Table 3 Proportion of times each multimodal model is better than its text-only counterpart at preserving the meaning of the source text
Table 4 Qualitative examples comparing text-only NMT and multimodal models. We show the source (SRC), text-only MT (NMT) and the multimodal model ExplicitCCA (MMT)

6.3 Oracle versus predicted regions

Thus far we have shown results where the oracle bounding boxes and object–word alignments are used. In the implicit grounding models this is not a major issue given that the alignments are only needed at training time. For the explicit grounding models, however, this information is also needed at test-time. Therefore, we also report results using the predicted objects (i.e. object detections) and object–word alignments.

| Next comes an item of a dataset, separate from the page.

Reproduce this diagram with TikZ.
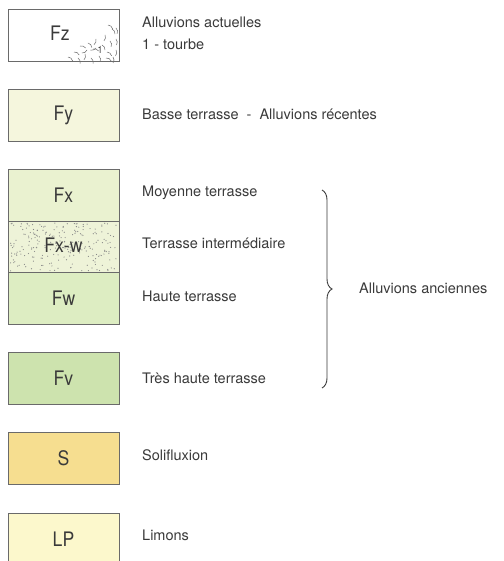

The results, shown in the bottom two rows of Table 1, indicate that there are no significant differences in performance.

7 Conclusions

We proposed referential grounding approaches for MMT that use clearly defined correspondences between a source word and an object in the image to guide translation. We showed that MMT models using such groundings at object-level can better exploit image information, leading to better performance, especially when translating challenging cases such as ambiguous words. In future work we will investigate ways to further improve our image segmentation and object–word alignment to make this approach applicable to any dataset.